▶ [Required task]
Repeat all the material exactly; pictures stay out of your copy.

▶ [Supplied information]
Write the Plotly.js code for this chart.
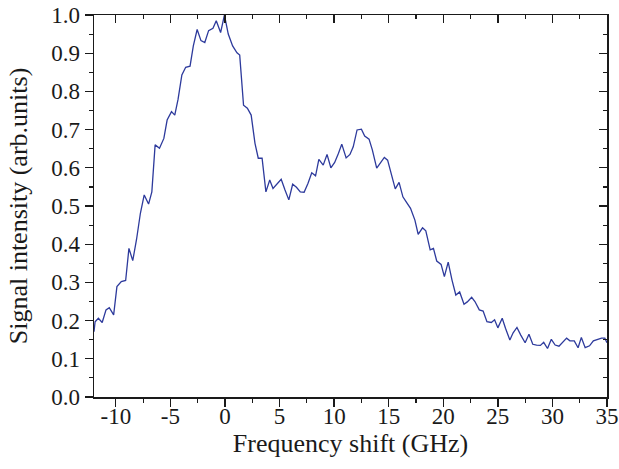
<!DOCTYPE html>
<html>
<head>
<meta charset="utf-8">
<script src="https://cdn.plot.ly/plotly-3.0.1.min.js"></script>
<style>html,body{margin:0;padding:0;background:#fff;}#chart{width:619px;height:469px;}</style>
</head>
<body>
<div id="chart"></div>
<script>
const freqShift = [-12.0,-11.9,-11.6,-11.25,-10.9,-10.6,-10.2,-9.9,-9.5,-9.1,-8.8,-8.45,-8.1,-7.75,-7.4,-7.0,-6.7,-6.4,-6.0,-5.6,-5.3,-4.9,-4.6,-4.3,-3.95,-3.6,-3.2,-2.9,-2.55,-2.2,-1.85,-1.5,-1.1,-0.8,-0.4,-0.05,0.3,0.7,1.1,1.35,1.7,2.05,2.4,2.75,3.05,3.4,3.75,4.1,4.4,4.8,5.15,5.5,5.85,6.2,6.55,6.9,7.25,7.6,7.95,8.3,8.6,9.0,9.35,9.7,10.05,10.4,10.7,11.1,11.45,11.75,12.1,12.5,12.8,13.2,13.5,13.9,14.25,14.6,14.9,15.3,15.6,15.95,16.3,16.65,17.0,17.4,17.7,18.1,18.4,18.8,19.1,19.4,19.8,20.1,20.45,20.8,21.15,21.5,21.9,22.2,22.6,22.9,23.3,23.65,24.0,24.4,24.7,25.0,25.4,25.7,26.1,26.4,26.75,27.1,27.5,27.85,28.2,28.55,28.9,29.2,29.55,29.9,30.25,30.6,30.9,31.3,31.6,32.0,32.35,32.65,33.0,33.4,33.75,34.1,34.5,34.8,35.0];
const intensity = [0.171,0.197,0.206,0.195,0.228,0.234,0.215,0.289,0.302,0.305,0.389,0.357,0.413,0.481,0.529,0.505,0.537,0.660,0.651,0.677,0.725,0.747,0.738,0.779,0.843,0.863,0.866,0.919,0.962,0.933,0.928,0.959,0.965,0.985,0.954,1.0,0.950,0.919,0.901,0.895,0.764,0.756,0.738,0.664,0.625,0.625,0.537,0.568,0.546,0.558,0.570,0.542,0.516,0.557,0.549,0.537,0.536,0.559,0.587,0.579,0.622,0.607,0.635,0.600,0.614,0.638,0.662,0.626,0.635,0.655,0.699,0.701,0.683,0.675,0.647,0.599,0.613,0.627,0.620,0.574,0.545,0.562,0.524,0.509,0.494,0.463,0.426,0.443,0.435,0.385,0.389,0.356,0.347,0.315,0.353,0.306,0.267,0.275,0.243,0.249,0.261,0.250,0.228,0.225,0.197,0.195,0.202,0.181,0.206,0.180,0.149,0.168,0.182,0.162,0.142,0.164,0.138,0.136,0.135,0.143,0.127,0.151,0.136,0.133,0.142,0.154,0.147,0.147,0.129,0.156,0.129,0.134,0.147,0.151,0.154,0.154,0.142];
const xTickVals = [-10,-5,0,5,10,15,20,25,30,35];
const xTickText = ['-10','-5','0','5','10','15','20','25','30','35'];
const yTickVals = [0,0.1,0.2,0.3,0.4,0.5,0.6,0.7,0.8,0.9,1.0];
const yTickText = ['0.0','0.1','0.2','0.3','0.4','0.5','0.6','0.7','0.8','0.9','1.0'];

const fam = 'Liberation Serif, Times New Roman, serif';
const ink = '#1a1a1a';
const trace = {x:freqShift, y:intensity, type:'scatter', mode:'lines',
  line:{color:'#2d3a9c', width:1.3}, hoverinfo:'skip', showlegend:false};
// same data on the mirrored frame axes (invisible) so the top/right axes are drawn
const frameTrace = {x:freqShift, y:intensity, type:'scatter', mode:'lines', xaxis:'x2', yaxis:'y2',
  line:{color:'#2d3a9c', width:1.2}, opacity:0, hoverinfo:'skip', showlegend:false};

const layout = {
  width:619, height:469,
  margin:{l:94, r:12, t:15, b:72},
  paper_bgcolor:'#fff', plot_bgcolor:'#fff',
  font:{family:fam, color:ink},
  showlegend:false,
  xaxis:{range:[-12,35], tickvals:xTickVals, ticktext:xTickText, ticks:'outside', ticklen:8, tickwidth:1.3, tickcolor:ink,
    minor:{dtick:2.5, tick0:0, ticks:'outside', ticklen:4, tickwidth:1.2, tickcolor:ink},
    showline:true, linecolor:ink, linewidth:1.5, showgrid:false, zeroline:false, ticklabelstandoff:-10,
    tickfont:{size:23, family:fam, color:ink},
    title:{text:'Frequency shift (GHz)', font:{size:26, family:fam, color:ink}, standoff:4}},
  yaxis:{range:[0,1.0], tickvals:yTickVals, ticktext:yTickText, ticks:'outside', ticklen:8, tickwidth:1.3, tickcolor:ink,
    minor:{dtick:0.05, tick0:0, ticks:'outside', ticklen:4, tickwidth:1.2, tickcolor:ink},
    showline:true, linecolor:ink, linewidth:1.5, showgrid:false, zeroline:false,
    tickfont:{size:23, family:fam, color:ink},
    title:{text:'Signal intensity (arb.units)', font:{size:26, family:fam, color:ink}, standoff:16}},
  xaxis2:{range:[-12,35], overlaying:'x', side:'top', anchor:'y2', tickvals:xTickVals, showticklabels:false,
    ticks:'inside', ticklen:8, tickwidth:1.3, tickcolor:ink,
    minor:{dtick:2.5, tick0:0, ticks:'inside', ticklen:4, tickwidth:1.2, tickcolor:ink},
    showline:true, linecolor:ink, linewidth:1.5, showgrid:false, zeroline:false},
  yaxis2:{range:[0,1.0], overlaying:'y', side:'right', anchor:'x2', tickvals:yTickVals, showticklabels:false,
    ticks:'inside', ticklen:8, tickwidth:1.3, tickcolor:ink,
    minor:{dtick:0.05, tick0:0, ticks:'inside', ticklen:4, tickwidth:1.2, tickcolor:ink},
    showline:true, linecolor:ink, linewidth:1.5, showgrid:false, zeroline:false}
};
Plotly.newPlot('chart', [trace, frameTrace], layout, {displayModeBar:false, staticPlot:true});
</script>
</body>
</html>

▶ [Task result]
Write the Plotly.js code for this chart.
<!DOCTYPE html>
<html>
<head>
<meta charset="utf-8">
<script src="https://cdn.plot.ly/plotly-3.0.1.min.js"></script>
<style>html,body{margin:0;padding:0;background:#fff;}#chart{width:619px;height:469px;}</style>
</head>
<body>
<div id="chart"></div>
<script>
const freqShift = [-12.0,-11.9,-11.6,-11.25,-10.9,-10.6,-10.2,-9.9,-9.5,-9.1,-8.8,-8.45,-8.1,-7.75,-7.4,-7.0,-6.7,-6.4,-6.0,-5.6,-5.3,-4.9,-4.6,-4.3,-3.95,-3.6,-3.2,-2.9,-2.55,-2.2,-1.85,-1.5,-1.1,-0.8,-0.4,-0.05,0.3,0.7,1.1,1.35,1.7,2.05,2.4,2.75,3.05,3.4,3.75,4.1,4.4,4.8,5.15,5.5,5.85,6.2,6.55,6.9,7.25,7.6,7.95,8.3,8.6,9.0,9.35,9.7,10.05,10.4,10.7,11.1,11.45,11.75,12.1,12.5,12.8,13.2,13.5,13.9,14.25,14.6,14.9,15.3,15.6,15.95,16.3,16.65,17.0,17.4,17.7,18.1,18.4,18.8,19.1,19.4,19.8,20.1,20.45,20.8,21.15,21.5,21.9,22.2,22.6,22.9,23.3,23.65,24.0,24.4,24.7,25.0,25.4,25.7,26.1,26.4,26.75,27.1,27.5,27.85,28.2,28.55,28.9,29.2,29.55,29.9,30.25,30.6,30.9,31.3,31.6,32.0,32.35,32.65,33.0,33.4,33.75,34.1,34.5,34.8,35.0];
const intensity = [0.171,0.197,0.206,0.195,0.228,0.234,0.215,0.289,0.302,0.305,0.389,0.357,0.413,0.481,0.529,0.505,0.537,0.660,0.651,0.677,0.725,0.747,0.738,0.779,0.843,0.863,0.866,0.919,0.962,0.933,0.928,0.959,0.965,0.985,0.954,1.0,0.950,0.919,0.901,0.895,0.764,0.756,0.738,0.664,0.625,0.625,0.537,0.568,0.546,0.558,0.570,0.542,0.516,0.557,0.549,0.537,0.536,0.559,0.587,0.579,0.622,0.607,0.635,0.600,0.614,0.638,0.662,0.626,0.635,0.655,0.699,0.701,0.683,0.675,0.647,0.599,0.613,0.627,0.620,0.574,0.545,0.562,0.524,0.509,0.494,0.463,0.426,0.443,0.435,0.385,0.389,0.356,0.347,0.315,0.353,0.306,0.267,0.275,0.243,0.249,0.261,0.250,0.228,0.225,0.197,0.195,0.202,0.181,0.206,0.180,0.149,0.168,0.182,0.162,0.142,0.164,0.138,0.136,0.135,0.143,0.127,0.151,0.136,0.133,0.142,0.154,0.147,0.147,0.129,0.156,0.129,0.134,0.147,0.151,0.154,0.154,0.142];
const xTickVals = [-10,-5,0,5,10,15,20,25,30,35];
const xTickText = ['-10','-5','0','5','10','15','20','25','30','35'];
const yTickVals = [0,0.1,0.2,0.3,0.4,0.5,0.6,0.7,0.8,0.9,1.0];
const yTickText = ['0.0','0.1','0.2','0.3','0.4','0.5','0.6','0.7','0.8','0.9','1.0'];

const fam = 'Liberation Serif, Times New Roman, serif';
const ink = '#1a1a1a';
const trace = {x:freqShift, y:intensity, type:'scatter', mode:'lines',
  line:{color:'#2d3a9c', width:1.3}, hoverinfo:'skip', showlegend:false};
// same data on the mirrored frame axes (invisible) so the top/right axes are drawn
const frameTrace = {x:freqShift, y:intensity, type:'scatter', mode:'lines', xaxis:'x2', yaxis:'y2',
  line:{color:'#2d3a9c', width:1.2}, opacity:0, hoverinfo:'skip', showlegend:false};

const layout = {
  width:619, height:469,
  margin:{l:94, r:12, t:15, b:72},
  paper_bgcolor:'#fff', plot_bgcolor:'#fff',
  font:{family:fam, color:ink},
  showlegend:false,
  xaxis:{range:[-12,35], tickvals:xTickVals, ticktext:xTickText, ticks:'outside', ticklen:8, tickwidth:1.3, tickcolor:ink,
    minor:{dtick:2.5, tick0:0, ticks:'outside', ticklen:4, tickwidth:1.2, tickcolor:ink},
    showline:true, linecolor:ink, linewidth:1.5, showgrid:false, zeroline:false, ticklabelstandoff:-10,
    tickfont:{size:23, family:fam, color:ink},
    title:{text:'Frequency shift (GHz)', font:{size:26, family:fam, color:ink}, standoff:4}},
  yaxis:{range:[0,1.0], tickvals:yTickVals, ticktext:yTickText, ticks:'outside', ticklen:8, tickwidth:1.3, tickcolor:ink,
    minor:{dtick:0.05, tick0:0, ticks:'outside', ticklen:4, tickwidth:1.2, tickcolor:ink},
    showline:true, linecolor:ink, linewidth:1.5, showgrid:false, zeroline:false,
    tickfont:{size:23, family:fam, color:ink},
    title:{text:'Signal intensity (arb.units)', font:{size:26, family:fam, color:ink}, standoff:16}},
  xaxis2:{range:[-12,35], overlaying:'x', side:'top', anchor:'y2', tickvals:xTickVals, showticklabels:false,
    ticks:'inside', ticklen:8, tickwidth:1.3, tickcolor:ink,
    minor:{dtick:2.5, tick0:0, ticks:'inside', ticklen:4, tickwidth:1.2, tickcolor:ink},
    showline:true, linecolor:ink, linewidth:1.5, showgrid:false, zeroline:false},
  yaxis2:{range:[0,1.0], overlaying:'y', side:'right', anchor:'x2', tickvals:yTickVals, showticklabels:false,
    ticks:'inside', ticklen:8, tickwidth:1.3, tickcolor:ink,
    minor:{dtick:0.05, tick0:0, ticks:'inside', ticklen:4, tickwidth:1.2, tickcolor:ink},
    showline:true, linecolor:ink, linewidth:1.5, showgrid:false, zeroline:false}
};
Plotly.newPlot('chart', [trace, frameTrace], layout, {displayModeBar:false, staticPlot:true});
</script>
</body>
</html>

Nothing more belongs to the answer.